Dementsprechend ist es wenig überraschend, dass alle Hersteller sämtliche Anfragen ignorierten. Geantwortet haben uns stattdessen etwa die Marktanalyst:innen von IDC. Ihre Daten liegen MIXED vor.
Wir haben die Daten der Analyst:innen, weitere Schätzungen und verschiedene Aussagen aus der Branche in einer Gesamtübersicht zusammengeführt. Die Zahlen sind zwar fast alle inoffiziell, aber sie vermitteln trotzdem einen Eindruck davon, wie sich der Markt tatsächlich entwickelt.
VR-Brillen auf dem Markt: Die verfügbaren Zahlen
Zu den ersten richtigen VR-Brillen zählen 2013 die Oculus Rift DK1 und 2014 die Oculus DK2. Laut Jack MacCauley, damaliger Chef-Entwickler bei Oculus VR, verkauft Oculus 70.000 und 150.000 Einheiten der Brillen.

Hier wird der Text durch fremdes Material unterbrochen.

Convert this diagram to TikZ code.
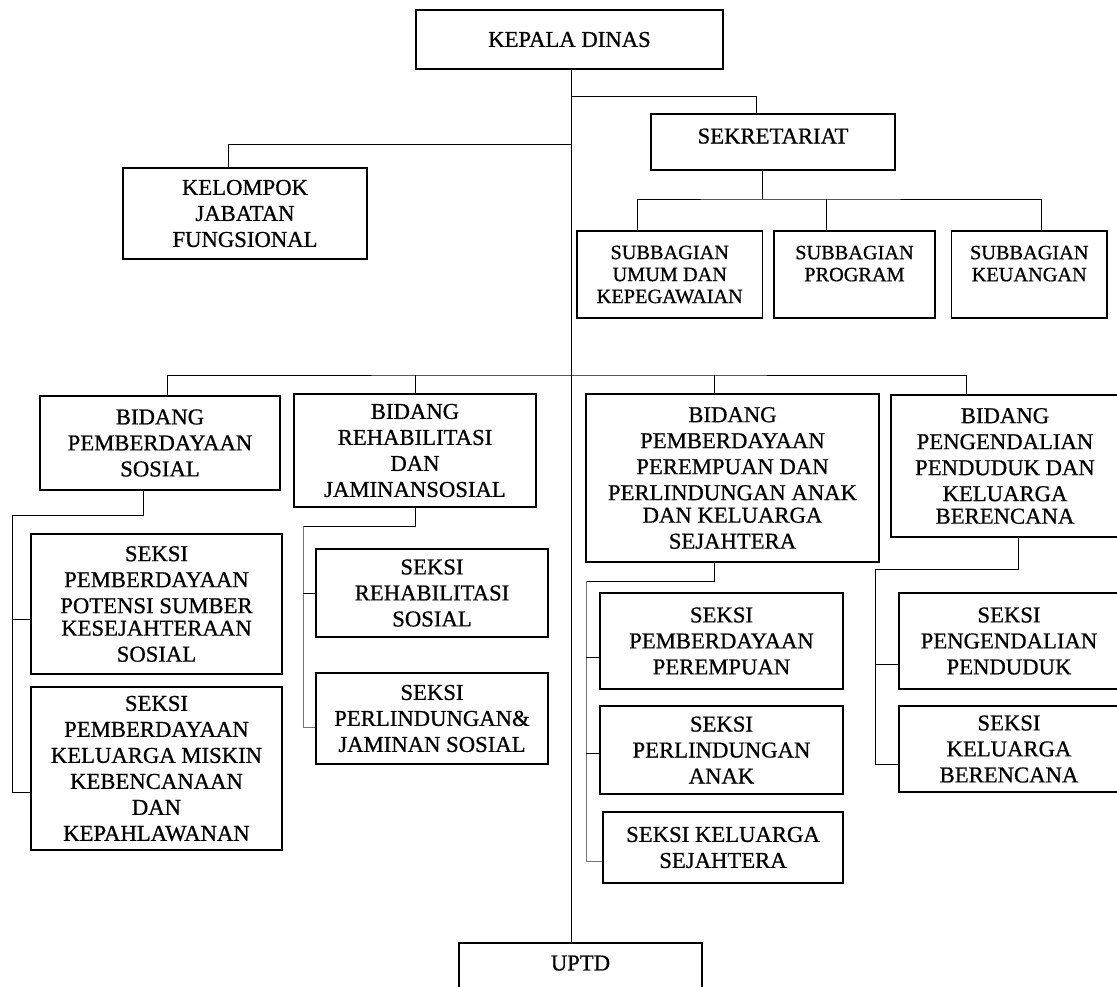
\documentclass[tikz,border=0pt]{standalone}
\usepackage{fontspec}
\setmainfont{Liberation Serif}[AutoFakeBold=0.7]
\usepackage{tikz}
\usetikzlibrary{positioning}
\tikzset{x=1pt, y=-1pt, line width=1.3pt, font=\fontsize{22.7}{26}\selectfont\bfseries}
\tikzstyle{block} = [draw, line width=1.5pt, fill=white, rectangle, inner sep=0pt, align=center]
\tikzstyle{subblock} = [block, font=\fontsize{20.3}{22}\selectfont\bfseries]
\tikzstyle{faint} = [draw=black!55]

\begin{document}
\begin{tikzpicture}
		\clip (0,0) rectangle (1117,987);
		% top level
		\node [block, minimum width=307pt, minimum height=59pt] (kepala) at (569.5,39.5) {KEPALA DINAS};
		\node [block, minimum width=244pt, minimum height=56pt, text depth=12pt] (sekretariat) at (773,142) {SEKRETARIAT};
		\node [block, minimum width=244pt, minimum height=91pt] (kelompok) at (245,213.5) {KELOMPOK\\JABATAN\\FUNGSIONAL};
		\node [subblock, minimum width=185.5pt, minimum height=87pt] (subumum) at (669.75,274.5) {SUBBAGIAN\\UMUM DAN\\KEPEGAWAIAN};
		\node [subblock, minimum width=161pt, minimum height=87pt] (subprogram) at (854.5,274.5) {SUBBAGIAN\\PROGRAM\\~};
		\node [subblock, minimum width=155.5pt, minimum height=87pt] (subkeuangan) at (1029.25,274.5) {SUBBAGIAN\\KEUANGAN\\~};

		% bidang
		\node [block, minimum width=240pt, minimum height=94pt] (bidsosial) at (160,443) {BIDANG\\PEMBERDAYAAN\\SOSIAL};
		\node [block, minimum width=242pt, minimum height=113pt] (bidrehab) at (415,450.5) {BIDANG\\REHABILITASI\\DAN\\JAMINANSOSIAL};
		\node [block, minimum width=293pt, minimum height=168pt] (bidpppa) at (732.5,478) {BIDANG\\PEMBERDAYAAN\\PEREMPUAN DAN\\PERLINDUNGAN ANAK\\[-3.5pt]DAN KELUARGA\\SEJAHTERA};
		\node [block, minimum width=228pt, minimum height=142pt] (bidppkb) at (1005,466) {BIDANG\\PENGENDALIAN\\PENDUDUK DAN\\KELUARGA\\[-3.5pt]BERENCANA};

		% seksi
		\node [block, minimum width=251pt, minimum height=140pt] (ppsks) at (156.5,604) {SEKSI\\PEMBERDAYAAN\\POTENSI SUMBER\\[-3.5pt]KESEJAHTERAAN\\SOSIAL};
		\node [block, minimum width=251pt, minimum height=163pt] (pkmkk) at (156.5,768.5) {SEKSI\\PEMBERDAYAAN\\KELUARGA MISKIN\\KEBENCANAAN\\DAN\\KEPAHLAWANAN};
		\node [block, minimum width=232pt, minimum height=88pt] (rehsos) at (432,593) {SEKSI\\REHABILITASI\\SOSIAL};
		\node [block, minimum width=232pt, minimum height=91pt] (perlind) at (432,718.5) {SEKSI\\PERLINDUNGAN\&\\JAMINAN SOSIAL};
		\node [block, minimum width=243pt, minimum height=96pt] (sekpp) at (721.5,641) {SEKSI\\PEMBERDAYAAN\\PEREMPUAN};
		\node [block, minimum width=243pt, minimum height=88pt] (sekpa) at (721.5,750) {SEKSI\\PERLINDUNGAN\\ANAK};
		\node [block, minimum width=240pt, minimum height=71pt] (sekks) at (723,847.5) {SEKSI KELUARGA\\SEJAHTERA};
		\node [block, minimum width=220pt, minimum height=96pt] (sekpend) at (1009,641) {SEKSI\\PENGENDALIAN\\PENDUDUK};
		\node [block, minimum width=220pt, minimum height=86pt] (sekkb) at (1009,749) {SEKSI\\KELUARGA\\BERENCANA};
		\node [block, minimum width=243pt, minimum height=80pt, text depth=40pt] (uptd) at (580.5,983) {UPTD};

		% junctions
		\coordinate (trunk) at (571,0);
		\coordinate (sekbar) at (571,96);
		\coordinate (kelbar) at (571,144);
		\coordinate (subbar) at (762.5,199);
		\coordinate (bidbar) at (571,375);
		\coordinate (sosleft) at (12,515);
		\coordinate (rehleft) at (303,526);
		\coordinate (pppaleft) at (586,581);
		\coordinate (ppkbleft) at (875,569);

		\draw (kepala.south -| trunk) -- (uptd.north -| trunk);
		\draw (sekbar) -| ([xshift=-17pt]sekretariat.north);
		\draw (kelbar) -| ([xshift=-17pt]kelompok.north);
		\draw ([xshift=-10.5pt]sekretariat.south) -- (subbar);
		\draw ([xshift=-33pt]subumum.north) |- (subbar) -| ([xshift=11.5pt]subkeuangan.north);
		\draw ([xshift=-28.5pt]subprogram.north) -- ([xshift=-28.5pt]subprogram.north |- subbar);

		\draw ([xshift=7pt]bidsosial.north) |- (bidbar) -| ([xshift=-39pt]bidppkb.north);
		\draw (bidrehab.north) -- (bidrehab.north |- bidbar);
		\draw ([xshift=-18.5pt]bidpppa.north) -- ([xshift=-18.5pt]bidpppa.north |- bidbar);

		\draw ([xshift=-17pt]bidsosial.south) |- (sosleft) |- ([yshift=-23.5pt]pkmkk.west);
		\draw ([yshift=-15pt]ppsks.west) -- ([yshift=-15pt]ppsks.west -| sosleft);

		\draw (bidrehab.south) |- (rehleft);
		\draw [faint] (rehleft) |- ([yshift=-8.5pt]perlind.west);
		\draw (rehsos.west) -- (rehsos.west -| rehleft);

		\draw ([xshift=-18.5pt]bidpppa.south) |- (pppaleft);
		\draw [faint] (pppaleft) |- ([yshift=-13.5pt]sekks.west);
		\draw ([yshift=-16pt]sekpp.west) -- ([yshift=-16pt]sekpp.west -| pppaleft);
		\draw ([yshift=-3pt]sekpa.west) -- ([yshift=-3pt]sekpa.west -| pppaleft);

		\draw ([xshift=13pt]bidppkb.south) |- (ppkbleft) |- ([yshift=-15pt]sekkb.west);
		\draw ([yshift=-23pt]sekpend.west) -- ([yshift=-23pt]sekpend.west -| ppkbleft);
	\end{tikzpicture}
\end{document}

Auftritt Google Cardboard. Vom Start im Juni 2014 bis November 2019 gehen laut Google mindestens 15 Millionen faltbare Headsets über die Ladentische. Der Pappkamerad von Google bedient sich der Technologie von Wheatstones Stereoskop und ist offenbar eine Erfolgsstory: Schnell das Smartphone in das wenige Euro teure Google Cardboard schieben und schon schauen Menschen weltweit millionenfach auf Youtube VR-Videos.
Namhafte Firmen und Online-Zeitungen produzieren 360°-Inhalte und fördern damit erstmals VR (Beispiele: 1 | 2). Im Rahmen solcher Aktionen werden allerdings auch viele Cardboards verschenkt, was zu einer Verzerrung der Statistik führt.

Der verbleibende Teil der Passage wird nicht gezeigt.